Satu hal yang menarik saat itu adalah fenomena ini: umumnya mereka memutuskan menjadi pelayan
karena mendapat pengalaman rohani seperti kesembuhan, penglihatan atau
mujizat. Pengalaman rohani ini rupanya
memberi rasa percaya diri yang sangat tinggi sehingga mereka dengan gagah
berani bersaksi, berkhotbah dan bahkan mengajar. Tetapi terkadang saya merasa pengajaran
mereka tentang firman Tuhan agak aneh dan tak ada dasar alkitabnya. Saat itulah Tuhan menyingkapkan kepada saya 1
Korintus 12 tentang karunia-karunia roh.
Apa
yang saya pahami ini kemudian diingatkan Tuhan lagi ketika saya mulai melayani
Tuhan di salah satu gereja di Sumatera Utara pada tahun 2001-2002. Di salah satu suku saya melihat ada
orang-orang yang mempunyai karunia-karunia rohani seperti penglihatan, karunia
untuk menyembuhkan dan sebagainya.
Tetapi pemahaman mereka tentang Firman Tuhan sangat buruk tetapi mereka
ajarkan itu kepada orang. Umumnya mereka
adalah orang-orang yang kurang berpendidikan bahkan ada yang buta huruf. Tapi karena karunia rohani yang mereka
miliki, orang akhirnya percaya saja pada ajaran mereka. Hal ini sering
menimbukan ketegangan antara pendeta/gembala dengan orang-orang yang punya
karunia tersebut. Sekali lagi Tuhan ingatkan saya tentang 1 Kor
12.
Apa yang disingkapkan padaku tentang 1 Kor 12
Jika
kita membaca Alkitab, khususnya 1 Kor 12, Paulus membahas karunia-karunia
rohani dengan panjang lebar. Disini saya
akan mengutip 1Kor 12:10 “Kepada yang
seorang Roh memberikan kuasa untuk mengadakan mujizat, dan kepada yang lain Ia
memberikan karunia untuk bernubuat, dan kepada yang lain lagi Ia memberikan
karunia untuk membedakan bermacam-macam roh. Kepada yang seorang Ia memberikan
karunia untuk berkata-kata dengan bahasa roh, dan kepada yang lain Ia
memberikan karunia untuk menafsirkan bahasa roh itu.”
Dalam ayat itu kita melihat bahwa
ada banyak karunia yang diberikan oleh Roh.

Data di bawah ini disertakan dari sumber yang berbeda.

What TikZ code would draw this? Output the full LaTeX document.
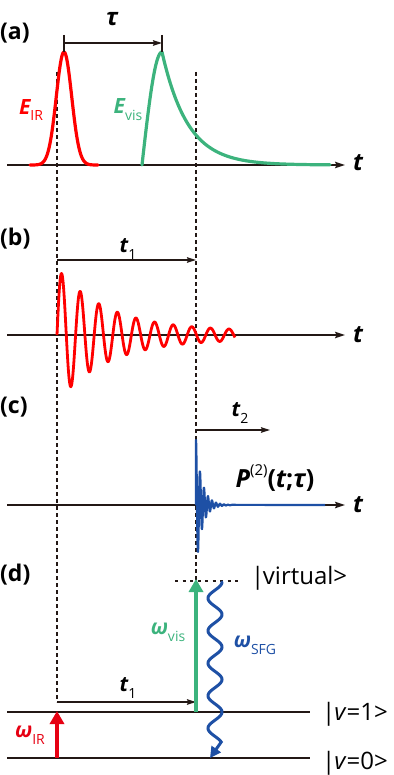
\documentclass[tikz,border=0pt]{standalone}
\usepackage{fontspec}
\setmainfont{Open Sans}
\usetikzlibrary{arrows.meta}
\definecolor{ink}{RGB}{35,24,21}
\definecolor{pred}{RGB}{255,0,0}
\definecolor{ared}{RGB}{230,0,18}
\definecolor{pgreen}{RGB}{60,179,125}
\definecolor{pblue}{RGB}{30,80,165}
\newcommand{\bitx}[1]{{\bfseries\itshape #1}}
\newcommand{\subtx}[1]{\raisebox{-0.33em}{\fontsize{14}{14}\selectfont #1}}
\begin{document}
\begin{tikzpicture}[x=1pt,y=-1pt,
  axisline/.style={line width=1.5pt,draw=ink,-{Stealth[length=10pt,width=6.5pt,inset=1.5pt]}},
  timearrow/.style={line width=1.5pt,draw=ink,-{Stealth[length=9pt,width=5.5pt,inset=1.2pt]}},
  guide/.style={line width=1.4pt,draw=ink,dash pattern=on 4pt off 3pt},
  level/.style={line width=1.6pt,draw=ink},
  pulse/.style={line width=3.2pt,line join=round,line cap=round},
  trans/.style={line width=3.5pt,-{Triangle[length=13pt,width=14pt]}},
  panel/.style={font=\fontsize{23}{27}\selectfont\bfseries,anchor=west,inner sep=0pt},
  tlab/.style={font=\fontsize{24}{28}\selectfont\bfseries\itshape,inner sep=0pt},
  lab/.style={font=\fontsize{21}{25}\selectfont,inner sep=0pt},
  ket/.style={font=\fontsize{24}{28}\selectfont,anchor=west,inner sep=0pt}]
\useasboundingbox (0,0) rectangle (393,775);

% coordinates
\coordinate (a0) at (7,165);   \coordinate (a1) at (345,165);
\coordinate (b0) at (7,335);   \coordinate (b1) at (345,335);
\coordinate (c0) at (7,505);   \coordinate (c1) at (345,505);
\coordinate (g1top) at (57,72);  \coordinate (g1bot) at (57,702);
\coordinate (g2top) at (196,72); \coordinate (g2bot) at (196,581);
\coordinate (tauL) at (64,43);  \coordinate (tauR) at (162,43);
\coordinate (tauLt) at (64,35); \coordinate (tauLb) at (64,52);
\coordinate (tauRt) at (162,35); \coordinate (tauRb) at (162,52);
\coordinate (tbL) at (57,260); \coordinate (tbR) at (196,260);
\coordinate (tcL) at (196,430); \coordinate (tcR) at (270,430);
\coordinate (tdL) at (57,702); \coordinate (tdR) at (196,702);
\coordinate (v1L) at (7,712);  \coordinate (v1R) at (310,712);
\coordinate (v0L) at (7,758);  \coordinate (v0R) at (310,758);
\coordinate (virtL) at (175,581); \coordinate (virtR) at (240,581);
\coordinate (irS) at (57,758); \coordinate (irE) at (57,711);
\coordinate (visS) at (196,712); \coordinate (visE) at (196,579);
\coordinate (sfgtip) at (210,758);
\coordinate (ringS) at (196,505); \coordinate (ringE) at (325,505);

% guides
\draw[guide] (g1top) -- (g1bot);
\draw[guide] (g2top) -- (g2bot);

% axes
\draw[axisline] (a0) -- (a1);
\draw[axisline] (b0) -- (b1);
\draw[axisline] (c0) -- (c1);

% (a) pulses
\draw[pulse,pred] plot[domain=30:98,samples=90] (\x,{165-113*exp(-((\x-64)/7.7)^2/2)});
\draw[pulse,pgreen] plot[domain=142:162,samples=30] (\x,{165-113*sin(4.5*(\x-142))})
  -- plot[domain=162:330,samples=120] (\x,{165-113*exp(-(\x-162)/25.6)});
\draw[ink,line width=1.5pt] (tauLt) -- (tauLb);
\draw[ink,line width=1.5pt] (tauRt) -- (tauRb);
\draw[timearrow] (tauL) -- (tauR);

% (b) free induction decay
\draw[pred,line width=2.8pt,line join=round] plot[domain=57:235,samples=600]
  (\x,{335-(63*exp(-(\x-57)/50)+4)*sin(19.355*(\x-57))});
\draw[timearrow] (tbL) -- (tbR);

% (c) polarization
\draw[pblue,line width=2.2pt,line join=round] (ringS) -- plot[domain=196:232,samples=500]
  (\x,{505-65*exp(-(\x-196)/6)*cos(90*(\x-196))}) -- (ringE);
\draw[timearrow] (tcL) -- (tcR);

% (d) energy levels
\draw[level] (v1L) -- (v1R);
\draw[level] (v0L) -- (v0R);
\draw[ink,line width=2.6pt,dash pattern=on 3pt off 4.5pt] (virtL) -- (virtR);
\draw[timearrow] (tdL) -- (tdR);
\draw[trans,ared] (irS) -- (irE);
\draw[trans,pgreen] (visS) -- (visE);
\draw[pblue,line width=3pt,line cap=round,-{Triangle[length=11pt,width=11pt]}]
  plot[domain=582:742,samples=200] ({215+7*cos(11.077*(\x-582))},\x) -- (sfgtip);

% labels
\node[panel] (pa) at (0,33) {(a)};
\node[panel] (pb) at (0,239) {(b)};
\node[panel] (pc) at (0,407) {(c)};
\node[panel] (pd) at (0,575) {(d)};
\node[tlab] (tau) at (112,19) {τ};
\node[lab,pred] (eir) at (31,110) {\bitx{E}\subtx{IR}};
\node[lab,pgreen] (evis) at (128,110) {\bitx{E}\subtx{vis}};
\node[tlab] (ta) at (358,163) {t};
\node[tlab] (tb) at (358,335) {t};
\node[tlab] (tc) at (358,505) {t};
\node[lab] (t1b) at (128,249) {\bitx{t}\subtx{1}};
\node[lab] (t2c) at (240,413) {\bitx{t}\subtx{2}};
\node[lab] (t1d) at (128,688) {\bitx{t}\subtx{1}};
\node[lab,font=\fontsize{25}{29}\selectfont] (pol) at (275,478) {\bitx{P}\raisebox{0.45em}{\fontsize{15}{15}\selectfont (2)}{\bfseries(\bitx{t};\bitx{τ})}};
\node[lab,pgreen] (wvis) at (168,632) {\bitx{ω}\subtx{vis}};
\node[lab,pblue] (wsfg) at (255,645) {\bitx{ω}\subtx{SFG}};
\node[lab,ared] (wir) at (30,735) {\bitx{ω}\subtx{IR}};
\node[ket] (kv) at (251,578) {|\kern-1.5pt virtual>};
\node[ket] (k1) at (322,714) {|\kern-1pt\textit{v}=1>};
\node[ket] (k0) at (322,763) {|\kern-1pt\textit{v}=0>};
\end{tikzpicture}
\end{document}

Ungkapan “Kepada yang seorang Roh memberikan … dan kepada yang lain Ia
memberikan …” menunjukkan bahwa karunia yang berbagai macam itu tidak diberikan
kepada satu orang saja. Seorang yang
bisa mengadakan mujizat, belum tentu bisa bernubuat. Walaupun tetap ada kemungkinan bahwa Roh
memberi lebih dari satu karunia kepada orang yang sama, tentu itu akan terlihat
dari outputnya. Artinya, dalam 1 Kor
12:10 seorang yang memiliki karunia
mengadakan mujizat, belum tentu bisa bernubuat. Hal ini semakin lebih jelas jika kita
membaca 1Kor 12:29-30 dimana Paulus berkata
“Adakah mereka semua rasul, atau nabi, atau pengajar? Adakah mereka
semua mendapat karunia untuk mengadakan mujizat, atau untuk menyembuhkan, atau
untuk berkata-kata dalam bahasa roh, atau untuk menafsirkan bahasa roh?” Pernyataan
Paulus ini menegaskan bahwa tidak semua orang menjadi rasul, nabi atau pengajar
dan tidak semua bisa adakan mujizat atau menyembuhkan. Hal ini perlu digarisbawahi karena inilah
yang saya temukan ketika sekitar tahun 1992 bertemu dengan teman-teman
pentakosta. Firman Tuhan dalam 1 kor 12
mengingatkan saya bahwa seorang yang
bisa mengadakan mujizat atau kesembuhan belum tentu bisa mengajar atau
menggembalakan. Begitu juga sebaliknya,
seorang pengajar atau nabi atau gembala belum tentu punya karunia mengadakan
mujizat atau menyembuhkan dan sebagainya.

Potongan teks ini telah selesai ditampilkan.